La peur ressentie face à l'impression de vide à perpétuité que laisse toute pensée liée à l'avenir constitue le substrat essentiel sur lequel se fonde le désespoir associé au chagrin d'amour. La peur porte en effet sur un objet précis. Elle est, en outre, intimement liée au présent : "j'ai peur des araignées", et cette peur se manifeste de manière aiguë à la seule vue d'un arachnide ou de l'un de ses proches cousins. L'anxiété, elle, se pose sur un objet de substitution et engage plus manifestement l'avenir : "Je suis arachnophobe" et, à la seule pensée que je pourrais à un moment ou à un autre rencontrer une araignée, je défaille... Or cette peur de l'araignée ne résulte en réalité que d'une autre peur, diffuse celle-là, plus ou moins vaguement liée à la mort et à ses vicissitudes. Cette peur diffuse, c'est précisément l'angoisse ; elle est en quelque sorte enrôlée par l'anxiété qui, en déposant la peur sur un objet dicible, permet d'en faire quelque chose de communicable.
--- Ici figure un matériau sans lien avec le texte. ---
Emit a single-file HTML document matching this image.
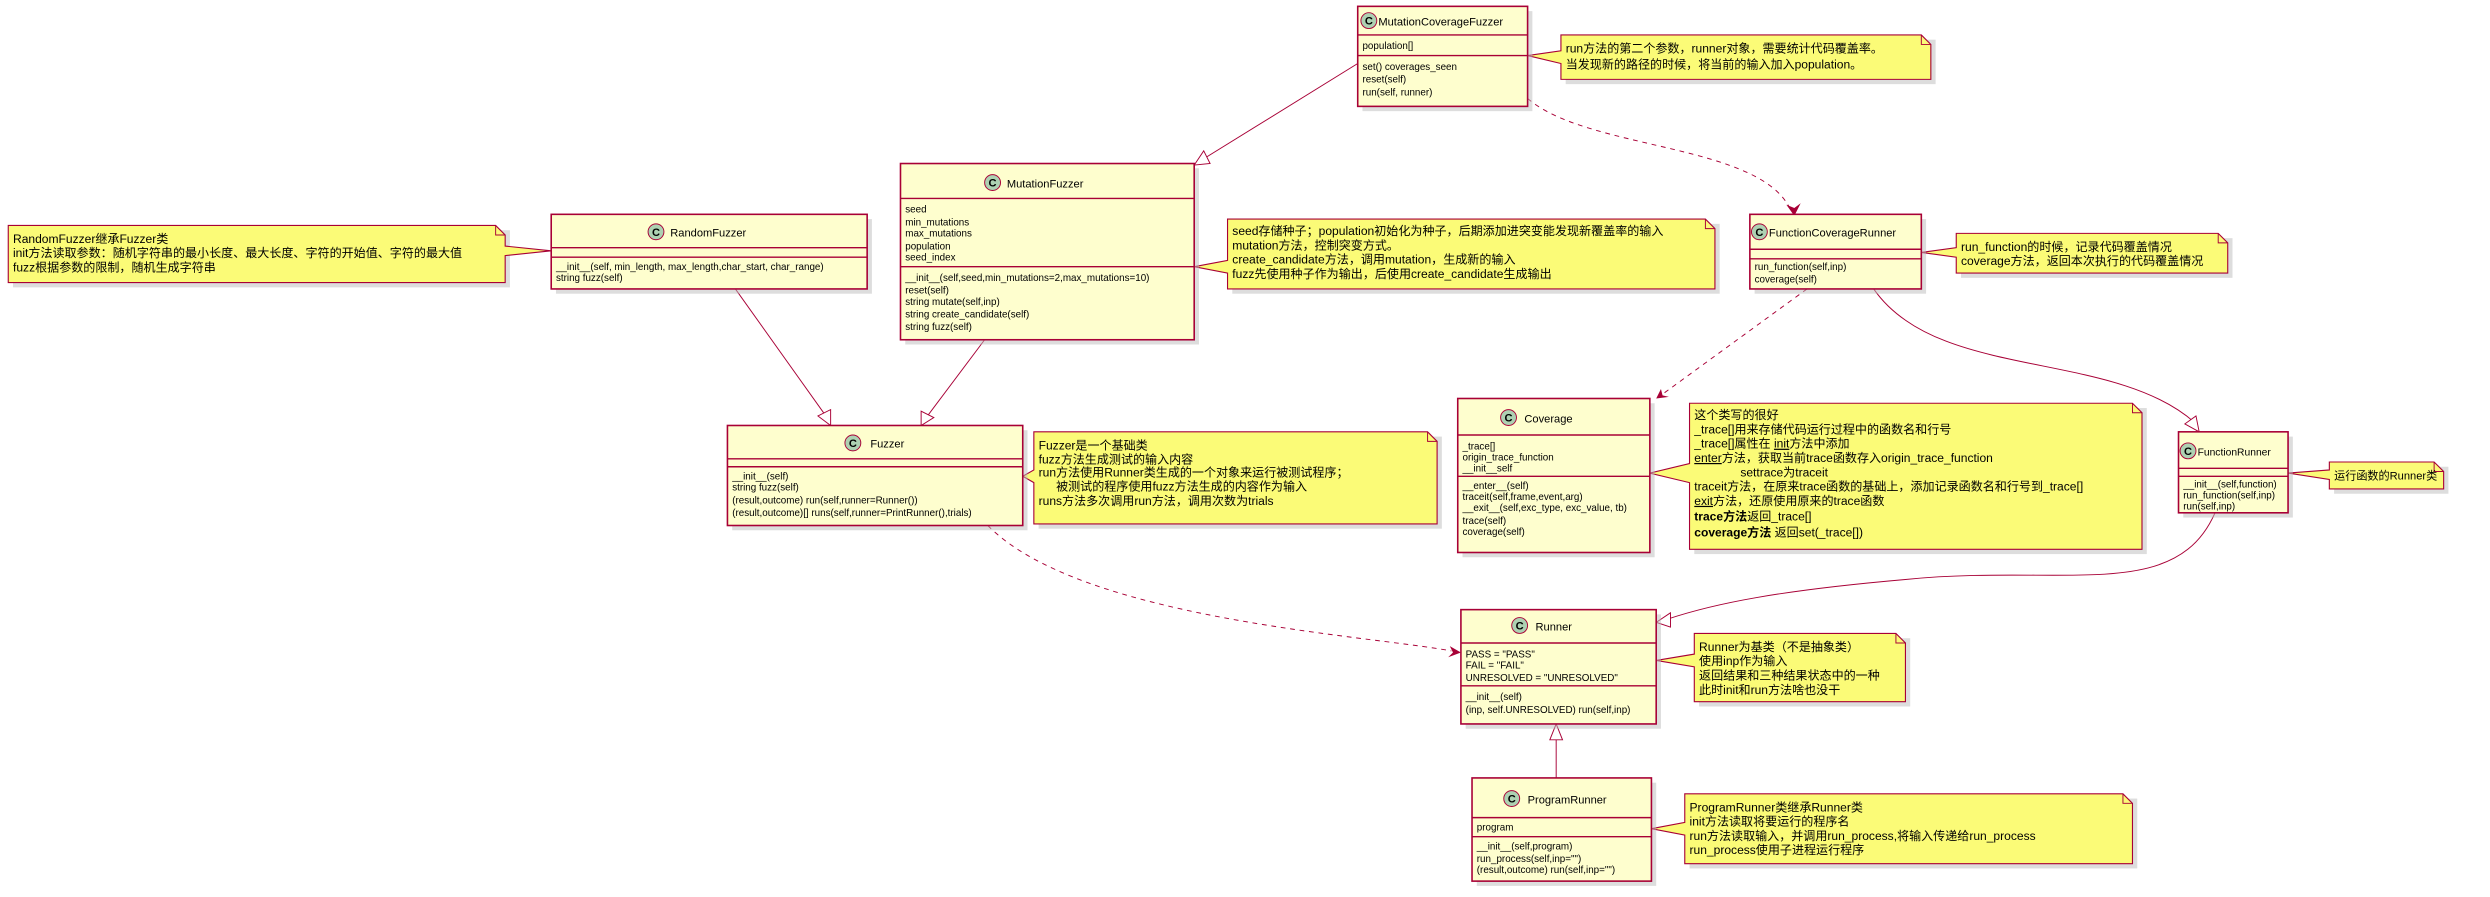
<!DOCTYPE html>
<html><head><meta charset="utf-8"><style>
html,body{margin:0;padding:0;background:#fff;}
svg{display:block;}
text{font-family:"Liberation Sans Narrow","Liberation Sans","Noto Sans CJK SC",sans-serif;fill:#000;}
.m{font-size:6.2px;}
.n{font-size:7px;}
.t{font-size:7.6px;}
.box{fill:#FEFECE;stroke:#A80036;stroke-width:1;}
.note{fill:#FBFB77;stroke:#A80036;stroke-width:0.7;}
.sh{fill:#bbb;opacity:.5;}
.ln{stroke:#A80036;stroke-width:0.9;}
.e{fill:none;stroke:#A80036;stroke-width:0.6;}
.tri{fill:#fff;stroke:#A80036;stroke-width:0.6;}
.ci{fill:#ADD1B2;stroke:#A80036;stroke-width:0.6;}
.ct{font-size:7px;font-weight:bold;text-anchor:middle;}
</style></head><body>
<svg width="2490" height="897" viewBox="0 0 1568 565" xmlns="http://www.w3.org/2000/svg">

<path class="e" d="M855,40 L758,100"/>
<polygon class="tri" points="752,104 758,95 762,103"/>
<path class="e" d="M962,62 C1000,95 1110,90 1128,133" stroke-dasharray="3,3"/>
<polygon points="1130,136 1125,129 1130,131 1134,128" fill="#A80036"/>
<path class="e" d="M463,182 L520,262"/>
<polygon class="tri" points="523,268 515,262 523,258"/>
<path class="e" d="M620,214 L584,262"/>
<polygon class="tri" points="580,268 580,259 588,263"/>
<path class="e" d="M1138,182 L1046,249" stroke-dasharray="3,3"/>
<polygon points="1043,251 1046,245 1047,249 1051,250" fill="#A80036"/>
<path class="e" d="M1180,182 C1220,240 1330,220 1382,266"/>
<polygon class="tri" points="1385,272 1376,267 1383,262"/>
<path class="e" d="M622,331 C680,390 860,400 914,410" stroke-dasharray="3,3"/>
<polygon points="920,411 913,407 915,411 912,414" fill="#A80036"/>
<path class="e" d="M1395,323 C1370,380 1300,355 1200,365 C1120,372 1080,380 1050,390"/>
<polygon class="tri" points="1043,392 1052,386 1052,395"/>
<path class="e" d="M980,490 L980,465"/>
<polygon class="tri" points="980,456 976,466 984,466"/>

<rect class="sh" x="8" y="145" width="313" height="36"/>
<path class="note" d="M5,142 L312,142 L318,148 L318,155 L347,158 L318,161 L318,178 L5,178 Z"/>
<path class="e" d="M312,142 L312,148 L318,148"/>
<text class="t" x="8" y="153">RandomFuzzer继承Fuzzer类</text>
<text class="t" x="8" y="162">init方法读取参数：随机字符串的最小长度、最大长度、字符的开始值、字符的最大值</text>
<text class="t" x="8" y="171">fuzz根据参数的限制，随机生成字符串</text>

<rect class="sh" x="986" y="25" width="233" height="28"/>
<path class="note" d="M983,22 L1210,22 L1216,28 L1216,50 L983,50 L983,40 L962,35 L983,32 Z"/>
<path class="e" d="M1210,22 L1210,28 L1216,28"/>
<text class="t" x="986" y="33">run方法的第二个参数，runner对象，需要统计代码覆盖率。</text>
<text class="t" x="986" y="43">当发现新的路径的时候，将当前的输入加入population。</text>

<rect class="sh" x="776" y="141" width="307" height="44"/>
<path class="note" d="M773,138 L1074,138 L1080,144 L1080,182 L773,182 L773,172 L752,168 L773,164 Z"/>
<path class="e" d="M1074,138 L1074,144 L1080,144"/>
<text class="t" x="776" y="148">seed存储种子；population初始化为种子，后期添加进突变能发现新覆盖率的输入</text>
<text class="t" x="776" y="157">mutation方法，控制突变方式。</text>
<text class="t" x="776" y="166">create_candidate方法，调用mutation，生成新的输入</text>
<text class="t" x="776" y="175">fuzz先使用种子作为输出，后使用create_candidate生成输出</text>

<rect class="sh" x="1235" y="150" width="171" height="25"/>
<path class="note" d="M1232,147 L1397,147 L1403,153 L1403,172 L1232,172 L1232,162 L1210,159 L1232,156 Z"/>
<path class="e" d="M1397,147 L1397,153 L1403,153"/>
<text class="t" x="1235" y="158">run_function的时候，记录代码覆盖情况</text>
<text class="t" x="1235" y="167">coverage方法，返回本次执行的代码覆盖情况</text>

<rect class="sh" x="654" y="275" width="254" height="58"/>
<path class="note" d="M651,272 L899,272 L905,278 L905,330 L651,330 L651,304 L644,300 L651,296 Z"/>
<path class="e" d="M899,272 L899,278 L905,278"/>
<text class="t" x="654" y="283">Fuzzer是一个基础类</text>
<text class="t" x="654" y="292">fuzz方法生成测试的输入内容</text>
<text class="t" x="654" y="300">run方法使用Runner类生成的一个对象来运行被测试程序；</text>
<text class="t" x="665" y="309">被测试的程序使用fuzz方法生成的内容作为输入</text>
<text class="t" x="654" y="318">runs方法多次调用run方法，调用次数为trials</text>

<rect class="sh" x="1067" y="257" width="285" height="92"/>
<path class="note" d="M1064,254 L1343,254 L1349,260 L1349,346 L1064,346 L1064,304 L1039,298 L1064,292 Z"/>
<path class="e" d="M1343,254 L1343,260 L1349,260"/>
<text class="t" x="1067" y="264">这个类写的很好</text>
<text class="t" x="1067" y="273">_trace[]用来存储代码运行过程中的函数名和行号</text>
<text class="t" x="1067" y="282">_trace[]属性在 <tspan text-decoration="underline">init</tspan>方法中添加</text>
<text class="t" x="1067" y="291"><tspan text-decoration="underline">enter</tspan>方法，获取当前trace函数存入origin_trace_function</text>
<text class="t" x="1096" y="300">settrace为traceit</text>
<text class="t" x="1067" y="309">traceit方法，在原来trace函数的基础上，添加记录函数名和行号到_trace[]</text>
<text class="t" x="1067" y="318"><tspan text-decoration="underline">exit</tspan>方法，还原使用原来的trace函数</text>
<text class="t" x="1067" y="328"><tspan font-weight="bold">trace方法</tspan>返回_trace[]</text>
<text class="t" x="1067" y="338"><tspan font-weight="bold">coverage方法</tspan>  返回set(_trace[])</text>

<rect class="sh" x="1470" y="294" width="72" height="17"/>
<path class="note" d="M1467,291 L1533,291 L1539,297 L1539,308 L1467,308 L1467,302 L1441,298 L1467,296 Z"/>
<path class="e" d="M1533,291 L1533,297 L1539,297"/>
<text class="t" x="1470" y="302" style="font-size:7px">运行函数的Runner类</text>

<rect class="sh" x="1070" y="402" width="133" height="43"/>
<path class="note" d="M1067,399 L1194,399 L1200,405 L1200,442 L1067,442 L1067,420 L1043,416 L1067,412 Z"/>
<path class="e" d="M1194,399 L1194,405 L1200,405"/>
<text class="t" x="1070" y="410">Runner为基类（不是抽象类）</text>
<text class="t" x="1070" y="419">使用inp作为输入</text>
<text class="t" x="1070" y="428">返回结果和三种结果状态中的一种</text>
<text class="t" x="1070" y="437">此时init和run方法啥也没干</text>

<rect class="sh" x="1064" y="503" width="282" height="44"/>
<path class="note" d="M1061,500 L1337,500 L1343,506 L1343,544 L1061,544 L1061,526 L1040,522 L1061,518 Z"/>
<path class="e" d="M1337,500 L1337,506 L1343,506"/>
<text class="t" x="1064" y="511">ProgramRunner类继承Runner类</text>
<text class="t" x="1064" y="520">init方法读取将要运行的程序名</text>
<text class="t" x="1064" y="529">run方法读取输入，并调用run_process,将输入传递给run_process</text>
<text class="t" x="1064" y="538">run_process使用子进程运行程序</text>

<rect class="sh" x="858" y="7" width="107" height="63"/>
<rect class="box" x="855" y="4" width="107" height="63"/>
<line class="ln" x1="855" y1="22" x2="962" y2="22"/><line class="ln" x1="855" y1="35" x2="962" y2="35"/>
<circle class="ci" cx="862" cy="13" r="5"/><text class="ct" x="862" y="15.5">C</text>
<text class="n" x="868" y="16">MutationCoverageFuzzer</text>
<text class="m" x="858" y="31">population[]</text>
<text class="m" x="858" y="44">set() coverages_seen</text>
<text class="m" x="858" y="52">reset(self)</text>
<text class="m" x="858" y="60">run(self, runner)</text>

<rect class="sh" x="570" y="106" width="185" height="111"/>
<rect class="box" x="567" y="103" width="185" height="111"/>
<line class="ln" x1="567" y1="125" x2="752" y2="125"/><line class="ln" x1="567" y1="168" x2="752" y2="168"/>
<circle class="ci" cx="625" cy="115" r="5"/><text class="ct" x="625" y="117.5">C</text>
<text class="n" x="634" y="118">MutationFuzzer</text>
<text class="m" x="570" y="134">seed</text>
<text class="m" x="570" y="142">min_mutations</text>
<text class="m" x="570" y="149">max_mutations</text>
<text class="m" x="570" y="157">population</text>
<text class="m" x="570" y="164">seed_index</text>
<text class="m" x="570" y="177">__init__(self,seed,min_mutations=2,max_mutations=10)</text>
<text class="m" x="570" y="185">reset(self)</text>
<text class="m" x="570" y="192">string mutate(self,inp)</text>
<text class="m" x="570" y="200">string create_candidate(self)</text>
<text class="m" x="570" y="208">string fuzz(self)</text>

<rect class="sh" x="350" y="138" width="199" height="47"/>
<rect class="box" x="347" y="135" width="199" height="47"/>
<line class="ln" x1="347" y1="156" x2="546" y2="156"/><line class="ln" x1="347" y1="162" x2="546" y2="162"/>
<circle class="ci" cx="413" cy="146" r="5"/><text class="ct" x="413" y="148.5">C</text>
<text class="n" x="422" y="149">RandomFuzzer</text>
<text class="m" x="350" y="170">__init__(self, min_length, max_length,char_start, char_range)</text>
<text class="m" x="350" y="177">string fuzz(self)</text>

<rect class="sh" x="1105" y="138" width="108" height="47"/>
<rect class="box" x="1102" y="135" width="108" height="47"/>
<line class="ln" x1="1102" y1="157" x2="1210" y2="157"/><line class="ln" x1="1102" y1="163" x2="1210" y2="163"/>
<circle class="ci" cx="1108" cy="146" r="5"/><text class="ct" x="1108" y="148.5">C</text>
<text class="n" x="1114" y="149">FunctionCoverageRunner</text>
<text class="m" x="1105" y="170">run_function(self,inp)</text>
<text class="m" x="1105" y="178">coverage(self)</text>

<rect class="sh" x="461" y="271" width="186" height="63"/>
<rect class="box" x="458" y="268" width="186" height="63"/>
<line class="ln" x1="458" y1="289" x2="644" y2="289"/><line class="ln" x1="458" y1="294" x2="644" y2="294"/>
<circle class="ci" cx="537" cy="279" r="5"/><text class="ct" x="537" y="281.5">C</text>
<text class="n" x="548" y="282">Fuzzer</text>
<text class="m" x="461" y="302">__init__(self)</text>
<text class="m" x="461" y="309">string fuzz(self)</text>
<text class="m" x="461" y="317">(result,outcome) run(self,runner=Runner())</text>
<text class="m" x="461" y="325">(result,outcome)[] runs(self,runner=PrintRunner(),trials)</text>

<rect class="sh" x="921" y="254" width="121" height="97"/>
<rect class="box" x="918" y="251" width="121" height="97"/>
<line class="ln" x1="918" y1="274" x2="1039" y2="274"/><line class="ln" x1="918" y1="300" x2="1039" y2="300"/>
<circle class="ci" cx="950" cy="263" r="5"/><text class="ct" x="950" y="265.5">C</text>
<text class="n" x="960" y="266">Coverage</text>
<text class="m" x="921" y="283">_trace[]</text>
<text class="m" x="921" y="290">origin_trace_function</text>
<text class="m" x="921" y="297">__init__self</text>
<text class="m" x="921" y="308">__enter__(self)</text>
<text class="m" x="921" y="315">traceit(self,frame,event,arg)</text>
<text class="m" x="921" y="322">__exit__(self,exc_type, exc_value, tb)</text>
<text class="m" x="921" y="330">trace(self)</text>
<text class="m" x="921" y="337">coverage(self)</text>

<rect class="sh" x="1375" y="275" width="69" height="51"/>
<rect class="box" x="1372" y="272" width="69" height="51"/>
<line class="ln" x1="1372" y1="295" x2="1441" y2="295"/><line class="ln" x1="1372" y1="300" x2="1441" y2="300"/>
<circle class="ci" cx="1378" cy="284" r="5"/><text class="ct" x="1378" y="286.5">C</text>
<text class="m" x="1384" y="287" style="font-size:6.5px">FunctionRunner</text>
<text class="m" x="1375" y="307">__init__(self,function)</text>
<text class="m" x="1375" y="314">run_function(self,inp)</text>
<text class="m" x="1375" y="321">run(self,inp)</text>

<rect class="sh" x="923" y="387" width="123" height="72"/>
<rect class="box" x="920" y="384" width="123" height="72"/>
<line class="ln" x1="920" y1="405" x2="1043" y2="405"/><line class="ln" x1="920" y1="432" x2="1043" y2="432"/>
<circle class="ci" cx="957" cy="394" r="5"/><text class="ct" x="957" y="396.5">C</text>
<text class="n" x="967" y="397">Runner</text>
<text class="m" x="923" y="414">PASS = "PASS"</text>
<text class="m" x="923" y="421">FAIL = "FAIL"</text>
<text class="m" x="923" y="429">UNRESOLVED = "UNRESOLVED"</text>
<text class="m" x="923" y="441">__init__(self)</text>
<text class="m" x="923" y="449">(inp, self.UNRESOLVED) run(self,inp)</text>

<rect class="sh" x="930" y="493" width="113" height="65"/>
<rect class="box" x="927" y="490" width="113" height="65"/>
<line class="ln" x1="927" y1="515" x2="1040" y2="515"/><line class="ln" x1="927" y1="527" x2="1040" y2="527"/>
<circle class="ci" cx="952" cy="503" r="5"/><text class="ct" x="952" y="505.5">C</text>
<text class="n" x="962" y="506">ProgramRunner</text>
<text class="m" x="930" y="523">program</text>
<text class="m" x="930" y="535">__init__(self,program)</text>
<text class="m" x="930" y="543">run_process(self,inp="")</text>
<text class="m" x="930" y="550">(result,outcome) run(self,inp="")</text>
</svg>
</body></html>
L'angoisse est donc essentiellement dirigée vers un futur perçu comme incertain, comme une peur de l'avenir qui ne se poserait sur rien de dicible, comme une anxiété majeure qui tournerait à vide.
La perte de l'être aimé est évidemment par nature une source majeure de ce type d'inquiétude fondamentale dans la mesure où elle met essentiellement en jeu les trois fondements de l'angoisse humaine : l'incertitude, la finitude et la solitude. L'incertitude, dans la mesure où, pour ce qui relève de l'amour, tout ne dépend jamais exclusivement de nous ; la finitude, parce que rien, pas plus en amour qu'ailleurs, ne résiste à la mort, et la solitude, puisque l'épreuve d'une rupture non consentie nous laissera, semble-t-il, toujours, au bout du compte, totalement seul face à nous-même pour l'affronter.
En jouant sur ces trois affects, l'angoisse prend en otage l'avenir pour en faire un lieu de désespérance. Incertain, le futur sans l'autre est envisagé comme un temps nécessairement mort et foncièrement inhabité. C'est à partir de ce vertige ressenti face au vide à perpétuité suscité par l'angoisse que le désespoir se projette dans le temps pour prendre toute son ampleur.